That's not to gainsay its charms, however, as this taut tale of accidental death and blackmail takes you from start to finish in the seeming blink of an eye, underplaying, thankfully, any tendency to melodrama in place of character development and pace of narrative.

Joan Bennett is very good as the protective mother hen, who'll stop at almost nothing to protect her wilful teenage daughter from a disastrous affair with a nefarious older man to the extent of covering up said daughter's accidental killing of her now-revealed blackguard of a lover. James Mason comes onto the scene as the "human" half of a blackmailing duo, intent on extorting $5000 from Bennett (her husband conveniently abroad at the time), whose outlook towards both her and himself changes as his admiration for her grows.

To be fair, I'm not sure enough time was devoted towards Mason's near-Damascene type conversion to Bennett's side, making it seem a trifle improbable and unexpected, certainly Bennett rarely has a polite word to say to him as she strives valiantly to raise the necessary funds to buy back her daughter's offending letters. No, for me the strength of the film is in the depiction of Bennett as a typical 1940's American matriarch, not too proud to take the whole problem on her shoulders, dirty her hands or even pawn her best jewellery to protect her precious family. The conclusion, involving a self-defence murder and car crash which sees Mason conveniently clear Bennett with his dying breath, does run counter to a lot of the realism that has gone before but I suppose some concessions had to be made to the audience of the day in delivering thrills and absolution for the heroine.

The best acting is unquestionably by Bennett.
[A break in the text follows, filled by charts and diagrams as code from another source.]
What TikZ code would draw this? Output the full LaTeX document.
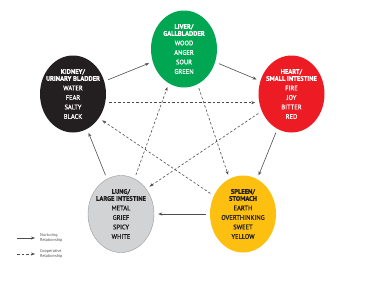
\documentclass[tikz,border=0pt]{standalone}
\usepackage{fontspec}
\setmainfont{PT Sans}
\newfontfamily\bodyfont[FakeBold=0.8]{PT Sans}
\usetikzlibrary{shapes.geometric,arrows.meta}
\definecolor{livergreen}{HTML}{00A651}
\definecolor{heartred}{HTML}{ED1C24}
\definecolor{kidneyblack}{HTML}{231F20}
\definecolor{lunggray}{HTML}{D1D3D4}
\definecolor{spleenyellow}{HTML}{FDC010}
\definecolor{arrowgray}{HTML}{4D4D4D}
\begin{document}
\begin{tikzpicture}[x=1pt, y=-1pt,
  every node/.style={font=\bodyfont\fontsize{6.5}{9.5}\selectfont},
  organ/.style={ellipse, minimum width=66pt, minimum height=77pt, inner sep=0pt},
  organtxt/.style={align=center, inner sep=0pt},
  nurture/.style={draw=arrowgray, line width=0.6pt, -{Stealth[length=4pt,width=3pt]},
                  shorten <=4pt, shorten >=4pt},
  coop/.style={nurture, dash pattern=on 2.5pt off 2pt},
  legendtxt/.style={align=left, anchor=west, inner sep=0pt, text=arrowgray,
                    font=\fontsize{4.2}{4.6}\selectfont},
]
\useasboundingbox[fill=white] (0,0) rectangle (365,284);

%% ── Organs ──────────────────────────────────────────────────────────────────
\node[organ, fill=livergreen] (liver) at (184,49) {};
\node[organtxt, white] (liver-t) at (liver)
  {\textbf{LIVER/}\\[-2.5pt]\textbf{GALLBLADDER}\\WOOD\\ANGER\\SOUR\\GREEN};

\node[organ, fill=heartred] (heart) at (291.5,94) {};
\node[organtxt, white] (heart-t) at (heart)
  {\textbf{HEART/}\\[-2.5pt]\textbf{SMALL INTESTINE}\\FIRE\\JOY\\BITTER\\RED};

\node[organ, fill=spleenyellow] (spleen) at (243,214) {};
\node[organtxt, kidneyblack] (spleen-t) at (spleen)
  {\textbf{SPLEEN/}\\[-2.5pt]\textbf{STOMACH}\\EARTH\\OVERTHINKING\\SWEET\\YELLOW};

\node[organ, fill=lunggray, draw=gray!80] (lung) at (121,214) {};
\node[organtxt, kidneyblack] (lung-t) at (lung)
  {\textbf{LUNG/}\\[-2.5pt]\textbf{LARGE INTESTINE}\\METAL\\GRIEF\\SPICY\\WHITE};

\node[organ, fill=kidneyblack] (kidney) at (73,94) {};
\node[organtxt, white] (kidney-t) at (kidney)
  {\textbf{KIDNEY/}\\[-2.5pt]\textbf{URINARY BLADDER}\\WATER\\FEAR\\SALTY\\BLACK};

%% ── Nurturing cycle ─────────────────────────────────────────────────────────
\draw[nurture] (kidney) -- (liver);
\draw[nurture] (liver) -- (heart);
\draw[nurture] (heart) -- (spleen);
\draw[nurture] (spleen) -- (lung);
\draw[nurture] (lung) -- (kidney);

%% ── Cooperative star ────────────────────────────────────────────────────────
\draw[coop] (kidney.345) -- (heart.195);
\draw[coop] (heart.210) -- (lung.45);
\draw[coop] (lung.69) -- (liver.246);
\draw[coop] (liver.291) -- (spleen.111);
\draw[coop] (spleen.148) -- (kidney.317);

%% ── Legend ──────────────────────────────────────────────────────────────────
\coordinate (nurture-a) at (17,238);
\coordinate (nurture-b) at (35,238);
\draw[nurture, shorten <=0pt, shorten >=0pt] (nurture-a) -- (nurture-b);
\node[legendtxt] (nurture-txt) at (40,238) {Nurturing\\Relationship};

\coordinate (coop-a) at (17,254);
\coordinate (coop-b) at (35,254);
\draw[coop, shorten <=0pt, shorten >=0pt] (coop-a) -- (coop-b);
\node[legendtxt] (coop-txt) at (40,254) {Cooperative\\Relationship};

\end{tikzpicture}
\end{document}
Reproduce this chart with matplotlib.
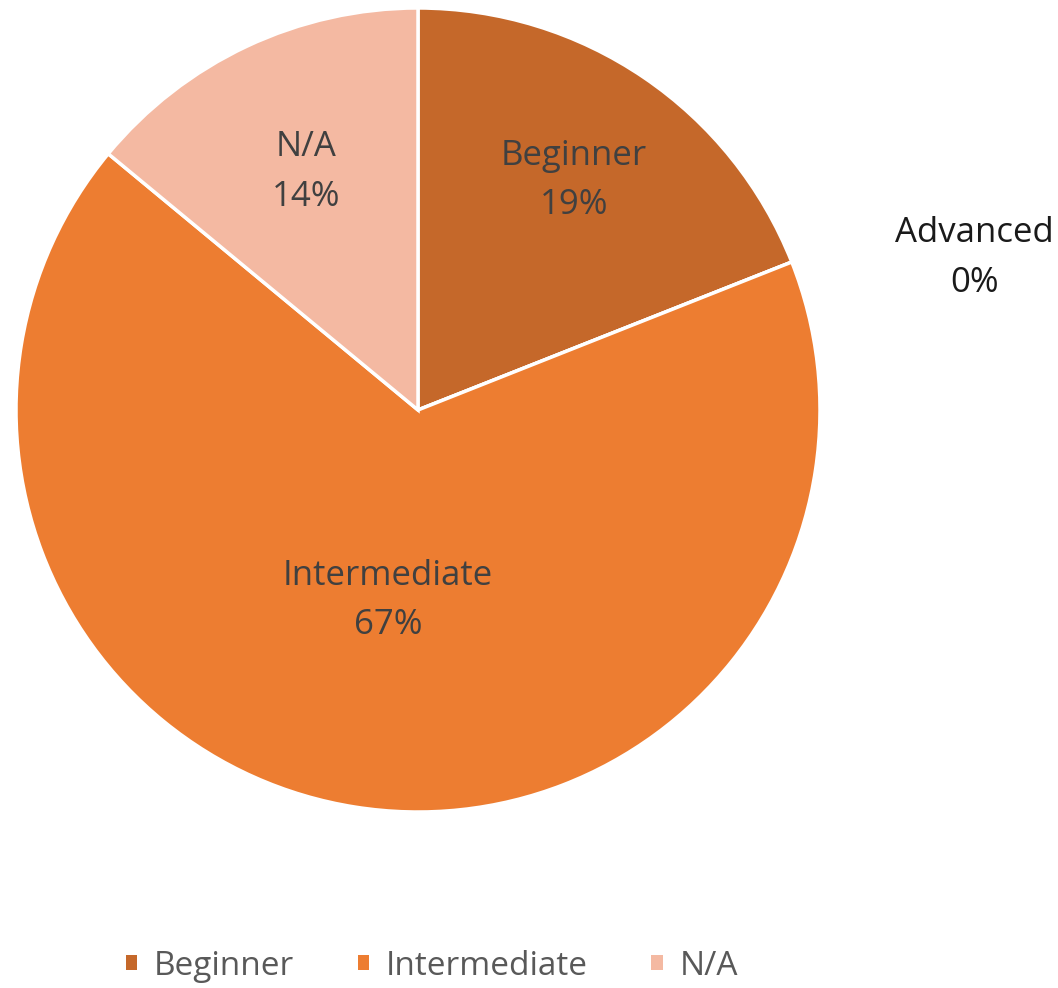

Mason's "Oirish" accent comes and goes a bit with the tide and he also struggles at times to convince you of the sincerity of what is, admittedly a trickily written part, but his marvellous speaking voice will convince me of most things, even as a cheap conscience-stricken blackmailer as here.

The direction by Max Opuls is crisp, occasionally making good use of exterior locations and is all about moving the story along within its brief screen-time.

In the end, the movie comes across as what it probably was, a superior B-picture, not strong enough as a main event, but one you'd enjoy on a double-feature.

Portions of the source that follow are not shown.